Hoar frost.
In Boulder CO, there are a lot of cultivated non-native hardwood trees along the streets and sidewalks. In fall, they of course show the enormous variations of leaf colors typical of hardwood forests.
The hardwood fall color changes back east were something I missed when I came out west, where there's generally just aspen, cottonwood, and evergreens and the "fall colors" are just yellow from the aspen and green from the evergreens. Big deal. People take special trips up in the mountains to "see the Aspen turn." But it is just patches of admittedly brilliant yellow interspersed in the greenery of the pines. Pretty, but not like the tremendous color variations of a true hardwood forest.

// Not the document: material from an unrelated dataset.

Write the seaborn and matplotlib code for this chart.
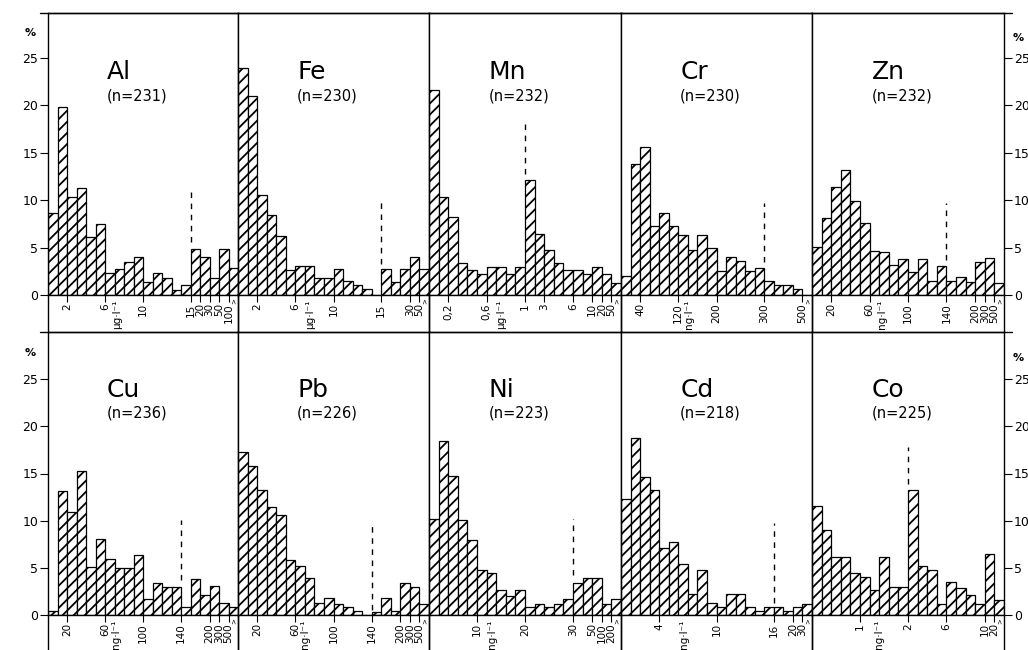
import numpy as np
import pandas as pd
import matplotlib
matplotlib.use("Agg")
import matplotlib.pyplot as plt
from matplotlib.lines import Line2D
import seaborn as sns

# ---------------- data ----------------
elements = ["Al", "Fe", "Mn", "Cr", "Zn", "Cu", "Pb", "Ni", "Cd", "Co"]
n_values = [231, 230, 232, 230, 232, 236, 226, 223, 218, 225]
units = ["μg·l⁻¹", "μg·l⁻¹", "μg·l⁻¹", "ng·l⁻¹", "ng·l⁻¹",
         "ng·l⁻¹", "ng·l⁻¹", "ng·l⁻¹", "ng·l⁻¹", "ng·l⁻¹"]

al = [8.6, 19.8, 10.3, 11.3, 6.1, 7.5, 2.3, 2.7, 3.5, 4.0, 1.4, 2.3, 1.8, 0.5, 1.1, 4.9, 4.0, 1.8, 4.9, 2.8]
fe = [23.9, 21.0, 10.5, 8.4, 6.2, 2.6, 3.1, 3.1, 1.8, 1.8, 2.7, 1.5, 1.1, 0.6, 0.0, 2.7, 1.4, 2.7, 4.0, 2.7]
mn = [21.6, 10.3, 8.2, 3.4, 2.6, 2.2, 3.0, 3.0, 2.2, 3.0, 12.1, 6.4, 4.7, 3.4, 2.6, 2.6, 2.2, 3.0, 2.2, 1.3]
cr = [2.0, 13.8, 15.6, 7.3, 8.6, 7.3, 6.3, 4.7, 6.3, 5.0, 2.5, 4.0, 3.6, 2.5, 2.8, 1.5, 1.1, 1.1, 0.6, 0.0]
zn = [5.1, 8.1, 11.4, 13.2, 9.9, 7.6, 4.6, 4.5, 3.2, 3.8, 2.4, 3.8, 1.5, 3.1, 1.5, 1.9, 1.4, 3.5, 3.9, 1.3]
cu = [0.4, 13.1, 10.9, 15.3, 5.1, 8.1, 5.9, 5.0, 5.0, 6.4, 1.7, 3.4, 3.0, 3.0, 0.8, 3.8, 2.1, 3.1, 1.3, 0.8]
pb = [17.3, 15.8, 13.3, 11.5, 10.6, 5.8, 5.2, 3.9, 1.3, 1.8, 1.2, 0.8, 0.4, 0.0, 0.3, 1.8, 0.4, 3.4, 3.0, 1.2]
ni = [10.2, 18.4, 14.7, 10.1, 8.0, 4.8, 4.4, 2.6, 2.0, 2.6, 0.8, 1.2, 0.8, 1.2, 1.7, 3.4, 3.9, 3.9, 1.2, 1.7]
cd = [12.3, 18.8, 14.6, 13.3, 7.1, 7.7, 5.4, 2.2, 4.8, 1.3, 0.8, 2.2, 2.2, 0.8, 0.4, 0.8, 0.8, 0.4, 0.8, 1.2]
co = [11.6, 9.0, 6.2, 6.2, 4.4, 4.0, 2.6, 6.1, 3.0, 3.0, 13.3, 5.2, 4.8, 1.2, 3.5, 2.9, 2.1, 1.2, 6.5, 1.6]
series = [al, fe, mn, cr, zn, cu, pb, ni, cd, co]

# tick labels at bin edges
tick_edges = [
    [2, 6, 10, 15, 16, 17, 18, 19],
    [2, 6, 10, 15, 18, 19],
    [2, 6, 10, 12, 15, 17, 18, 19],
    [2, 6, 10, 15, 19],
    [2, 6, 10, 14, 17, 18, 19],
    [2, 6, 10, 14, 17, 18, 19],
    [2, 6, 10, 14, 17, 18, 19],
    [5, 10, 15, 17, 18, 19],
    [4, 10, 16, 18, 19],
    [5, 10, 14, 18, 19],
]
tick_labels = [
    ["2", "6", "10", "15", "20", "30", "50", "100"],
    ["2", "6", "10", "15", "30", "50"],
    ["0,2", "0,6", "1", "3", "6", "10", "20", "50"],
    ["40", "120", "200", "300", "500"],
    ["20", "60", "100", "140", "200", "300", "500"],
    ["20", "60", "100", "140", "200", "300", "500"],
    ["20", "60", "100", "140", "200", "300", "500"],
    ["10", "20", "30", "50", "100", "200"],
    ["4", "10", "16", "20", "30"],
    ["1", "2", "6", "10", "20"],
]
unit_pos = [7.3, 7.5, 7.5, 7.1, 7.3, 7.2, 7.0, 6.6, 6.6, 7.0]
# dashed marker lines: edge position, y from, y to
dash_x = [15, 15, 10, 15, 14, 14, 14, 15, 16, 10]
dash_y0 = [5.6, 3.3, 12.8, 3.5, 3.7, 3.7, 0.5, 4.2, 1.3, 13.9]
dash_y1 = [11.0, 10.1, 18.0, 9.7, 9.7, 10.1, 10.0, 10.2, 9.8, 17.8]
y_ticks = [0, 5, 10, 15, 20, 25]

# ---------------- layout ----------------
sns.set_style("ticks")
plt.rcParams["font.family"] = ["DejaVu Sans"]
plt.rcParams["hatch.linewidth"] = 1.3

W, H = 1028, 650
fig = plt.figure(figsize=(W / 100, H / 100), dpi=100)
xs = [48, 238, 429, 621, 812, 1004]
rows = [(13, 295, 29.75), (332, 615, 30.0)]

for k, (el, vals) in enumerate(zip(elements, series)):
    r, c = divmod(k, 5)
    top, base, ymax = rows[r]
    x0, x1 = xs[c], xs[c + 1]
    ax = fig.add_axes([x0 / W, 1 - base / H, (x1 - x0) / W, (base - top) / H])
    df = pd.DataFrame({"bin": np.arange(len(vals)) + 0.5, "pct": vals})
    sns.barplot(data=df, x="bin", y="pct", ax=ax, native_scale=True, width=1,
                color="white", saturation=1, edgecolor="black", linewidth=0.9,
                errorbar=None)
    for p in ax.patches:
        p.set_hatch("///")
    ax.set_xlim(0, len(vals))
    ax.set_ylim(0, ymax)
    ax.set_xlabel("")
    ax.set_ylabel("")
    for s in ax.spines.values():
        s.set_visible(True)
        s.set_linewidth(1.0)
        s.set_color("black")
    ax.set_xticks(tick_edges[k])
    ax.set_xticklabels(tick_labels[k], rotation=90, fontsize=7.5, color="black")
    ax.tick_params(axis="x", direction="out", length=5, width=0.8, pad=1,
                   color="black")
    # last arrow mark
    ax.text(len(vals) - 0.45, -0.012, ">", rotation=90, fontsize=5,
            color="black", transform=ax.get_xaxis_transform(),
            ha="center", va="top")
    # unit label
    ax.text(unit_pos[k], -0.015, units[k], rotation=90, fontsize=7.5,
            color="black", transform=ax.get_xaxis_transform(),
            ha="center", va="top")
    # y axis
    if c == 0:
        ax.set_yticks(y_ticks)
        ax.tick_params(axis="y", direction="out", length=6, width=0.8,
                       labelsize=9, pad=1, left=True, right=False,
                       labelleft=True, labelright=False, color="black",
                       labelcolor="black")
        fig.text(30 / W, 1 - (33 if r == 0 else 353) / H, "%", fontsize=8,
                 ha="center", va="center", fontweight="bold", color="black")
    elif c == 4:
        ax.set_yticks(y_ticks)
        ax.tick_params(axis="y", direction="out", length=6, width=0.8,
                       labelsize=9, pad=1, left=False, right=True,
                       labelleft=False, labelright=True, color="black",
                       labelcolor="black")
        fig.text(1018 / W, 1 - (38 if r == 0 else 358) / H, "%", fontsize=8,
                 ha="center", va="center", fontweight="bold", color="black")
    else:
        ax.set_yticks([])
    # dashed reference
    ax.plot([dash_x[k], dash_x[k]], [dash_y0[k], dash_y1[k]], color="black",
            lw=1.0, linestyle=(0, (4, 4)))
    # titles
    ax.text(0.31, 0.79 if r == 0 else 0.795, el, transform=ax.transAxes,
            fontsize=18, ha="left", va="center", color="black")
    ax.text(0.31, 0.705 if r == 0 else 0.715, f"(n={n_values[k]})",
            transform=ax.transAxes, fontsize=10.5, ha="left", va="center",
            color="black")
    # separators extending through tick-label area
    ext = (37 / (base - top)) if r == 0 else (35 / (base - top))
    for xx in (0, 1):
        ax.plot([xx, xx], [-ext, 0], transform=ax.transAxes, color="black",
                lw=1.0, clip_on=False)

# horizontal frame lines
for yy in (13, 332):
    fig.add_artist(Line2D([40 / W, 1012 / W], [1 - yy / H, 1 - yy / H],
                          color="black", lw=1.0))

fig.savefig("out.png", dpi=100)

So one of my most vivid visual memories was one glorious autumn morning like that up around 6th and Cascade in Boulder, where the frost, not unlike Larry's first pics, formed on the still leaf-bearing but "turning" hardwood trees and I took a walk.
The early morning light blazing through the variegated colors of the trees, and scattered glintingly through their frosty ice crystals above was totally mesmerizing.
The effect of those red, blue, green, purple, white sparkles of light bouncing all over, enveloping me, engraved itself on my visual memory forever.
Dazzling. Like walking through a giant kaleidoscope.
I still call that my Kodachrome morning.